Before "stacking" minimum mandatories, the court must first ascertain whether the minimum mandatories are imposed pursuant to a statute of enhancement or as part of the statute prescribing the crime itself. Daniels v. State, 595 So. 2d 952 (Fla. 1992). If all the minimum mandatories originate from a statute of enhancement, such as firearm possession or qualifying as a violent habitual felony offender, then they may not run consecutively unless separate and distinct crimes have occurred. Daniels; Palmer. The number of victims, the temporal breaks, and the different locations must all be considered in determining whether the offenses are separate and distinct or occurred during a single episode. See State v. Thomas, 487 So. 2d 1043 (Fla. 1986); Hernandez v. State, 556 So. 2d 767 (Fla. 2d DCA 1990).
An enhancement statute provides the basis for the consecutive three-year minimum mandatories imposed against the appellant. See § 775.087, Fla. Stat. (1991) (possession of firearm); Daniels. Hence, the minimum mandatories may be permitted to run consecutively for only those crimes which are considered separate and distinct.
The state argues that Woods v.

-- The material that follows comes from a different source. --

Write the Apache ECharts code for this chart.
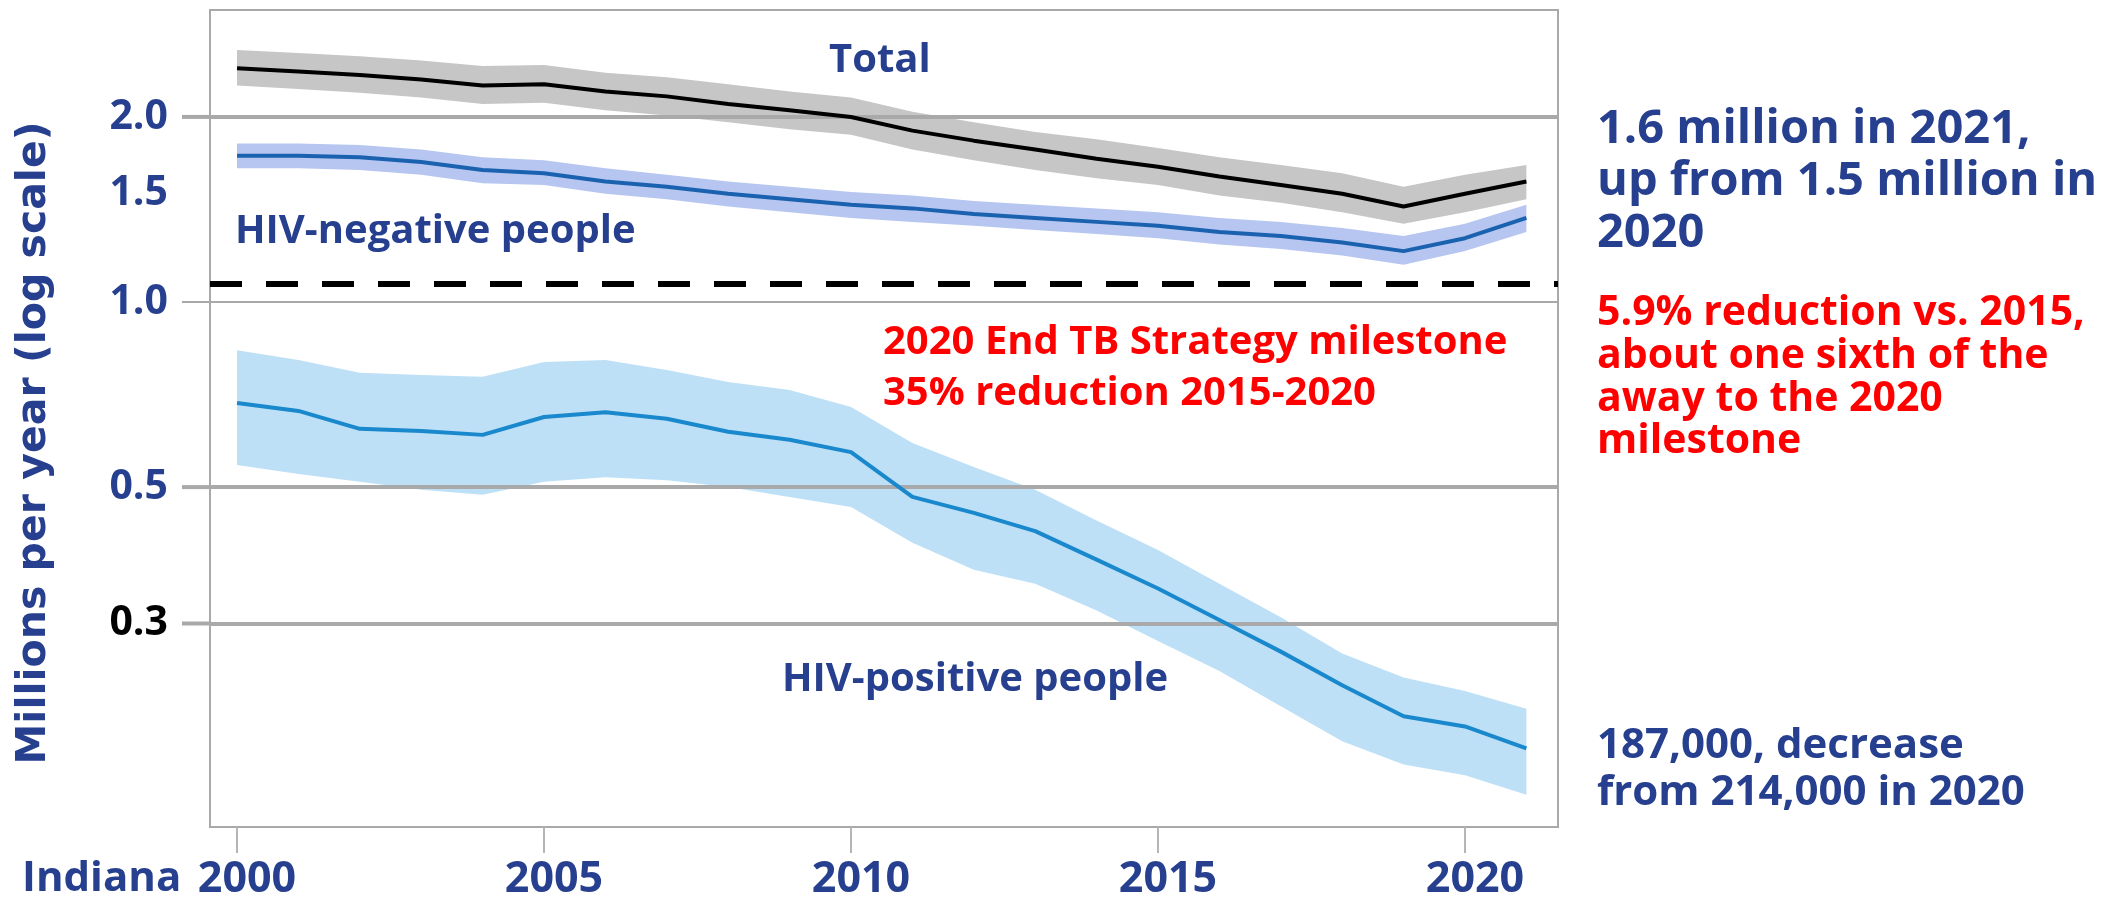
<!DOCTYPE html>
<html>
<head>
<meta charset="utf-8">
<title>TB deaths</title>
<script src="https://cdn.jsdelivr.net/npm/echarts@6/dist/echarts.min.js"></script>
<style>
  html, body { margin: 0; padding: 0; background: #fff; }
  #chart { width: 2104px; height: 902px; }
</style>
</head>
<body>
<div id="chart"></div>
<script>
// values, millions per year
const years = [2000, 2001, 2002, 2003, 2004, 2005, 2006, 2007, 2008, 2009, 2010,
               2011, 2012, 2013, 2014, 2015, 2016, 2017, 2018, 2019, 2020, 2021];

const total     = [2.40, 2.37, 2.34, 2.30, 2.25, 2.26, 2.20, 2.16, 2.10, 2.05, 2.00,
                   1.90, 1.83, 1.77, 1.71, 1.66, 1.60, 1.55, 1.50, 1.43, 1.50, 1.57];
const totalHigh = [2.57, 2.54, 2.51, 2.47, 2.42, 2.43, 2.36, 2.32, 2.26, 2.20, 2.15,
                   2.04, 1.96, 1.89, 1.84, 1.78, 1.72, 1.67, 1.62, 1.54, 1.61, 1.67];
const totalLow  = [2.25, 2.22, 2.19, 2.15, 2.10, 2.11, 2.05, 2.01, 1.96, 1.91, 1.87,
                   1.77, 1.70, 1.64, 1.59, 1.55, 1.49, 1.45, 1.40, 1.34, 1.40, 1.47];

const hivNeg     = [1.73, 1.73, 1.72, 1.69, 1.64, 1.62, 1.57, 1.54, 1.50, 1.47, 1.44,
                    1.42, 1.39, 1.37, 1.35, 1.33, 1.30, 1.28, 1.25, 1.21, 1.27, 1.37];
const hivNegHigh = [1.81, 1.81, 1.80, 1.77, 1.72, 1.70, 1.65, 1.61, 1.57, 1.54, 1.51,
                    1.49, 1.46, 1.44, 1.42, 1.40, 1.37, 1.35, 1.32, 1.28, 1.34, 1.44];
const hivNegLow  = [1.65, 1.65, 1.64, 1.61, 1.56, 1.55, 1.50, 1.47, 1.43, 1.40, 1.37,
                    1.35, 1.33, 1.31, 1.29, 1.27, 1.24, 1.22, 1.19, 1.15, 1.21, 1.30];

const hivPos     = [0.685, 0.665, 0.622, 0.617, 0.608, 0.650, 0.662, 0.646, 0.615, 0.597, 0.570,
                    0.482, 0.454, 0.424, 0.381, 0.342, 0.304, 0.270, 0.238, 0.212, 0.204, 0.188];
const hivPosHigh = [0.835, 0.805, 0.767, 0.761, 0.756, 0.799, 0.805, 0.775, 0.741, 0.719, 0.675,
                    0.590, 0.539, 0.495, 0.441, 0.395, 0.348, 0.307, 0.268, 0.245, 0.233, 0.218];
const hivPosLow  = [0.543, 0.525, 0.510, 0.495, 0.486, 0.510, 0.519, 0.513, 0.500, 0.482, 0.464,
                    0.406, 0.367, 0.348, 0.315, 0.281, 0.251, 0.220, 0.193, 0.177, 0.170, 0.158];

const milestone = 1.07;                     // 2020 End TB Strategy milestone
const gridValues = [2.0, 1.0, 0.5, 0.3];
const yTickValues = [2.0, 1.5, 1.0, 0.5, 0.3];
const yTickLabels = ['2.0', '1.5', '1.0', '0.5', '0.3'];
const xTickValues = [2000, 2005, 2010, 2015, 2020];

const NAVY = '#263f8e';
const RED = '#ff0000';
const FONT = '"Open Sans", "Noto Sans", sans-serif';

const dom = document.getElementById('chart');
const myChart = echarts.init(dom, null, { renderer: 'canvas' });

function pairs(vals) {
  return years.map((y, i) => [y, vals[i]]);
}

// uncertainty band drawn as one polygon through the axes
function band(name, low, high, color) {
  return {
    type: 'custom',
    name: name,
    z: 1,
    silent: true,
    data: years.map((y, i) => [y, low[i], high[i]]),
    renderItem: function (params, api) {
      if (params.dataIndex !== 0) return null;
      const pts = [];
      for (let i = 0; i < years.length; i++) pts.push(api.coord([years[i], high[i]]));
      for (let i = years.length - 1; i >= 0; i--) pts.push(api.coord([years[i], low[i]]));
      return { type: 'polygon', shape: { points: pts }, style: { fill: color } };
    }
  };
}

function text(str, x, y, size, color, family) {
  return {
    type: 'text', x: x, y: y, silent: true,
    style: {
      text: str, fill: color, fontSize: size, fontWeight: 'bold',
      fontFamily: family || FONT, align: 'left', verticalAlign: 'middle'
    }
  };
}

const gridLines = yTickValues.map(function (v, i) {
  const isGrid = gridValues.indexOf(v) >= 0;
  return {
    yAxis: v,
    lineStyle: {
      color: isGrid ? '#a9a9a9' : 'rgba(0,0,0,0)',
      width: v === 1.0 ? 2 : 4, type: 'solid'
    },
    label: {
      show: true, position: 'start', distance: 42, formatter: yTickLabels[i],
      color: v === 0.3 ? '#000' : NAVY, fontSize: 41, fontWeight: 'bold', fontFamily: FONT
    }
  };
});
gridLines.push({
  yAxis: milestone,
  lineStyle: { color: '#000', width: 6, type: [32, 24] },
  label: { show: false }
});

const annotations = [
  text('Total', 829, 61, 40, NAVY),
  text('HIV-negative people', 235, 232, 40, NAVY),
  text('HIV-positive people', 782, 680, 40, NAVY),
  text('2020 End TB Strategy milestone', 883, 343, 40, RED),
  text('35% reduction 2015-2020', 883, 394, 40, RED),
  text('1.6 million in 2021,', 1597, 130, 47, NAVY),
  text('up from 1.5 million in', 1597, 182, 47, NAVY),
  text('2020', 1597, 234, 47, NAVY),
  text('5.9% reduction vs. 2015,', 1597, 313, 41, RED),
  text('about one sixth of the', 1597, 356, 41, RED),
  text('away to the 2020', 1597, 399, 41, RED),
  text('milestone', 1597, 441, 41, RED),
  text('187,000, decrease', 1597, 746, 42, NAVY),
  text('from 214,000 in 2020', 1597, 793, 42, NAVY),
  text('Indiana', 22, 879, 42, NAVY),
  {
    type: 'text', x: 34, y: 443, rotation: Math.PI / 2, silent: true,
    style: {
      text: 'Millions per year (log scale)', fill: NAVY, fontSize: 41, fontWeight: 'bold',
      fontFamily: '"DejaVu Sans", sans-serif', align: 'center', verticalAlign: 'middle'
    }
  }
];

const option = {
  animation: false,
  backgroundColor: '#fff',
  grid: {
    left: 210, right: 546, top: 10, bottom: 75,
    show: true, borderColor: '#a9a9a9', borderWidth: 2
  },
  xAxis: {
    type: 'value',
    min: 1999.56,
    max: 2021.515,
    axisLine: { show: false },
    splitLine: { show: false },
    axisTick: {
      show: true, customValues: xTickValues, length: 26,
      lineStyle: { color: '#b5b5b5', width: 2 }
    },
    axisLabel: {
      customValues: xTickValues, margin: 31, padding: [0, 0, 0, 20],
      color: NAVY, fontSize: 43, fontWeight: 'bold', fontFamily: FONT,
      formatter: function (v) { return String(v); }
    }
  },
  yAxis: {
    type: 'log',
    logBase: 10,
    min: 0.14,
    max: 2.985,
    axisLine: { show: false },
    axisTick: { show: false },
    axisLabel: { show: false },
    splitLine: { show: false }
  },
  graphic: annotations,
  series: [
    band('Total range', totalLow, totalHigh, '#c6c6c6'),
    band('HIV-negative range', hivNegLow, hivNegHigh, '#b6c6f0'),
    band('HIV-positive range', hivPosLow, hivPosHigh, '#bde0f7'),
    {
      type: 'line', name: 'gridlines', z: 2, data: [], silent: true,
      markLine: { silent: true, symbol: 'none', z: 2, animation: false, data: gridLines }
    },
    {
      type: 'line', name: 'Total', z: 3, data: pairs(total), symbol: 'none',
      lineStyle: { color: '#000', width: 4 }
    },
    {
      type: 'line', name: 'HIV-negative people', z: 3, data: pairs(hivNeg), symbol: 'none',
      lineStyle: { color: '#1a62b0', width: 4 }
    },
    {
      type: 'line', name: 'HIV-positive people', z: 3, data: pairs(hivPos), symbol: 'none',
      lineStyle: { color: '#1a88cc', width: 4 }
    }
  ]
};

myChart.setOption(option);

// short stubs of the gridlines that stick out left of the frame
const stubs = gridValues.map(function (v) {
  const y = myChart.convertToPixel({ yAxisIndex: 0 }, v);
  return {
    type: 'line', silent: true,
    shape: { x1: 182, y1: y, x2: 210, y2: y },
    style: { stroke: '#a9a9a9', lineWidth: v === 1.0 ? 2 : 4 }
  };
});
myChart.setOption({ graphic: annotations.concat(stubs) });

window.addEventListener('resize', myChart.resize);
</script>
</body>
</html>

State, 615 So. 2d 197 (Fla. 1st DCA 1993), supports a finding of a temporal and geographical separation between the robbery and the two attempted murders. In Woods, the defendant shot one victim outside a bar. The defendant then went to the door of the bar and fired several shots into the bar, wounding another victim. There, the exact amount of time that passed between the first two shootings was unclear, as was the distance between the first shooting and the door of the bar. Nevertheless, the court concluded that "some break in time" had occurred from the time the first crime of attempted murder was completed and the second crime of aggravated battery began. The court further held that the aggravated battery occurred in a different location from the attempted murder, inside versus outside the bar.
*374 As in Woods, the record in the instant case does not reveal the amount of time that passed between the first two crimes. The record, however, does not support a finding that enough time lapsed between taking the money and shooting the victims to deem the robbery and attempted murders separate and distinct. The two attempted murders cannot be considered as two independent offenses, because no interruption occurred between the appellant's firing of the two shots behind the counter.
We further conclude that the crimes occurred in the same location. To conclude otherwise would require us to ignore State v. Ames, 467 So. 2d 994 (Fla. 1985), Wilson v. State, 467 So. 2d 996 (Fla. 1985), and Hernandez, which involve imposition of consecutive firearm minimum mandatories. In Ames, the supreme court held that a burglary, robbery and rape occurred during a single episode when Ames moved the victim through her house from room to room. In Wilson, the defendant's moving the victim by car a short distance before sexually assaulting her constituted one continuous episode. This court in Hernandez held that various assaults and batteries committed in one of the victim's yards on different victims all arose from a single continuous criminal episode. We have found no authority permitting the division of the station into two areas: behind the counter and in front of the counter.
Accordingly, we hold that no interruption in time or place occurred between either the robbery committed against the manager and the attempted murder committed against the boy or the two attempted murders. We therefore affirm the sentence on the armed robbery and vacate the sentences on the attempted murders. On remand, the court may impose minimum mandatories to run concurrent with the one on the robbery.
Reversed in part and remanded for resentencing.
SCHOONOVER and THREADGILL, JJ., concur.